The next step is to reveal ischemia. In this case, MRI undoubtedly has advantages because it will clearly show hyperintensity on diffusion imaging, while CT scans are often open for discussion as to whether there is any hypoattenuation present. However, it is true that, with trained eyes, the early CT signs can often be detected.

MRI with diffusion should also be performed whenever a normal CT scan does not explain what was very likely a stroke. This may be seen in cases with deep and/or small cortical infarcts. Such lesions are rarely detectable with great accuracy by CT, whereas MRI reveals these lesions with the so-called “light-bulb” effect, where they stand out against the dark background.

It is also of major importance that these protocols allow the detection of patients in advance who might not benefit from treatment, but who might suffer secondary hemorrhage. At this time, this is possible using either MRI [49] or CT [40].

Assessing the penumbra is also important, as it is necessary to determine whether a lesion is a final infarction or still growing. So far, penumbra models have been developed based on the diffusion–perfusion mismatch, where only a relatively large mismatch area will benefit from any kind of treatment.

To optimize treatment strategies even further, it may become necessary to directly visualize the embolus to determine its extent and consistency. Indeed, this is especially important when confronted by long thrombi in the carotid that can migrate, and which may have to be extracted mechanically instead of with the use of thrombolysis. CT angiography already helps by demonstrating the type and extent of carotid plaque alterations, as excessive calcification will hinder the use of stents. In addition, the more up-to-date molecular imaging techniques such as PET–CT or MRI use paramagnetic particles that can help to determine the inflammatory or possibly fragile nature of a potentially embolic carotid plaque.

MRI may also provide more precise tissue characterization through the use of a combination of T2*, SWI and CSI techniques that will, in addition to the information provided by perfusion, help to assess the presence or not of a tissue at risk. This is of particular interest in patients who may be beyond the initial therapeutic 3-h window for rTPA. In these patients, other therapies such as endovascular recanalization may perhaps be considered; it is also important to know if there is a kind of “chronic” penumbra or tissue at risk.

These techniques may also be used in combination with less invasive modalities, such as transcranial ultrasound, to monitor the efficacy of thrombolysis itself while it is being done [50]. However, this cannot be done with either CT or MRI as neither is able to continuously nor safely monitor the flow through a vessel over a long period of time.
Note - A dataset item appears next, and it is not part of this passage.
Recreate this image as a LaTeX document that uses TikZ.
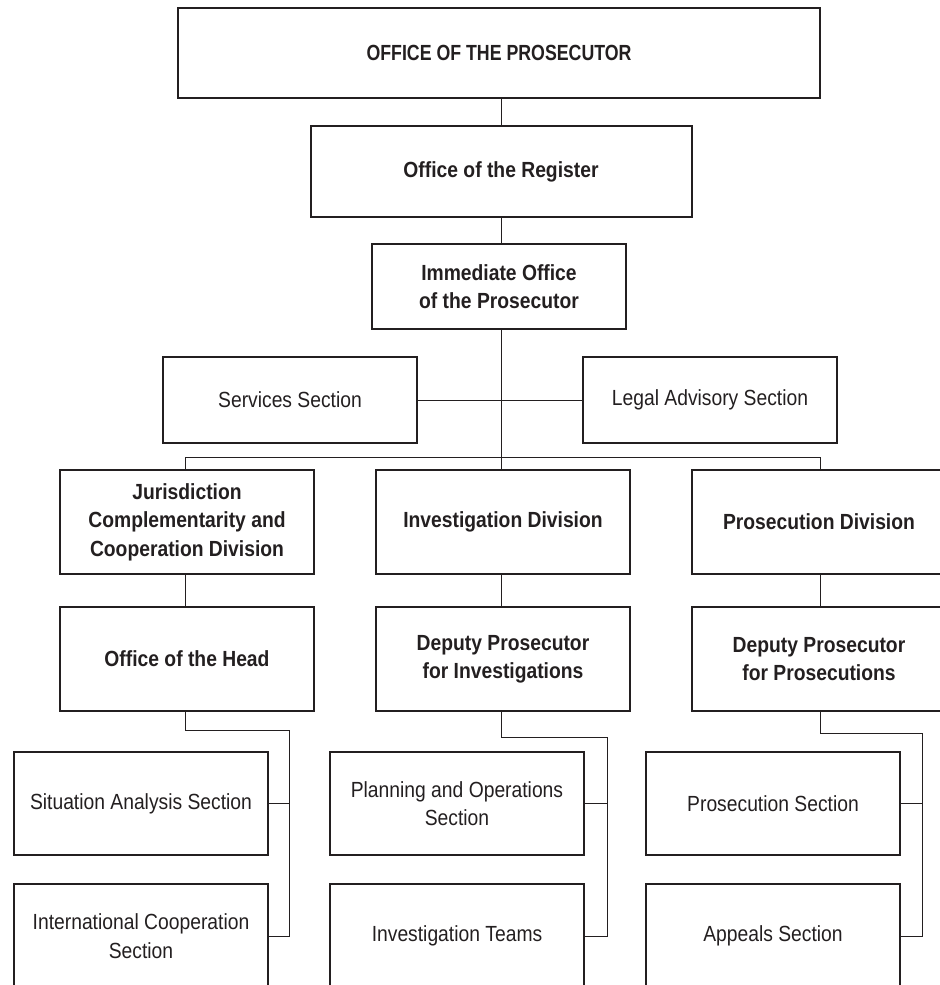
\documentclass[tikz,border=0pt]{standalone}
\usepackage{fontspec}
\setmainfont{Liberation Sans}[FakeStretch=0.88]
\newfontfamily\titlefont{Liberation Sans}[FakeStretch=0.81]
\definecolor{ink}{HTML}{231F20}
\begin{document}
\begin{tikzpicture}[x=1bp,y=-1bp,
  bx/.style={draw=ink, line width=2bp, text=ink, inner sep=0pt, align=center,
    minimum width=254bp, minimum height=104bp,
    font=\fontsize{22}{28.5}\selectfont},
  bb/.style={bx, font=\fontsize{22}{28.5}\selectfont\bfseries},
  ln/.style={draw=ink, line width=1bp}]
\useasboundingbox (0,0) rectangle (940,985);
\clip (0,0) rectangle (940,985);
% top levels
\node[bx, font=\titlefont\fontsize{22}{28.5}\selectfont\bfseries, minimum width=642bp, minimum height=90bp] (top) at (499,53) {OFFICE OF THE PROSECUTOR};
\node[bb, minimum width=381bp, minimum height=91bp] (reg) at (501,171.5) {Office of the Register};
\node[bb, minimum height=85bp] (imm) at (499,286.5) {Immediate Office\\of the Prosecutor};
\node[bx, minimum height=86bp] (serv) at (290,400) {Services Section};
\node[bx, minimum height=86bp] (legal) at (710,400) {Legal Advisory Section};
% divisions
\node[bb] (jur) at (187,522) {Jurisdiction\\Complementarity and\\Cooperation Division};
\node[bb] (invd) at (503,522) {Investigation Division};
\node[bb] (prosd) at (819,522) {Prosecution Division};
\node[bb] (head) at (187,659) {Office of the Head};
\node[bb] (depinv) at (503,659) {Deputy Prosecutor\\for Investigations};
\node[bb] (deppros) at (819,659) {Deputy Prosecutor\\for Prosecutions};
% sections
\node[bx, minimum height=103bp] (sit) at (141,803.5) {Situation Analysis Section};
\node[bx] (intl) at (141,936) {International Cooperation\\Section};
\node[bx, minimum height=103bp] (plan) at (457,803.5) {Planning and Operations\\Section};
\node[bx] (teams) at (457,936) {Investigation Teams};
\node[bx, minimum height=103bp] (prsec) at (773,803.5) {Prosecution Section};
\node[bx] (appeals) at (773,936) {Appeals Section};
% coordinates
\coordinate (cx) at (501,0);
\coordinate (busL) at (185,457);
\coordinate (busR) at (820,457);
\coordinate (eL) at (289,730);
\coordinate (eM) at (607,737);
\coordinate (eR) at (922,733);
% connectors
\draw[ln] (cx |- top.south) -- (cx |- reg.north);
\draw[ln] (cx |- reg.south) -- (cx |- imm.north);
\draw[ln] (cx |- imm.south) -- (cx |- invd.north);
\draw[ln] (serv.east) -- (legal.west);
\draw[ln] (busL |- jur.north) -- (busL) -- (busR) -- (busR |- prosd.north);
\draw[ln] (busL |- jur.south) -- (busL |- head.north);
\draw[ln] (cx |- invd.south) -- (cx |- depinv.north);
\draw[ln] (busR |- prosd.south) -- (busR |- deppros.north);
% elbows
\draw[ln] (busL |- head.south) -- (busL |- eL) -- (eL) -- (eL |- intl.east) -- (intl.east);
\draw[ln] (eL |- sit.east) -- (sit.east);
\draw[ln] (cx |- depinv.south) -- (cx |- eM) -- (eM) -- (eM |- teams.east) -- (teams.east);
\draw[ln] (eM |- plan.east) -- (plan.east);
\draw[ln] (busR |- deppros.south) -- (busR |- eR) -- (eR) -- (eR |- appeals.east) -- (appeals.east);
\draw[ln] (eR |- prsec.east) -- (prsec.east);
\end{tikzpicture}
\end{document}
Further developments that may provide additional tissue characterization now include PET–CT and, in future, perhaps even PET–MRI (in development), as the possibility of measuring real-time flow rates as well as providing an idea of the local metabolism will certainly help to improve our understanding of these diseases.

Finally, none of these techniques should be used as a stand-alone, but should take into account all of the possible parameters such as the acute neurological status of the patient, the time to admission and the time to treatment. Only when these tools are successfully used in a multidisciplinary environment can their true impact on patient diagnosis and management be fully understood and optimally exploited.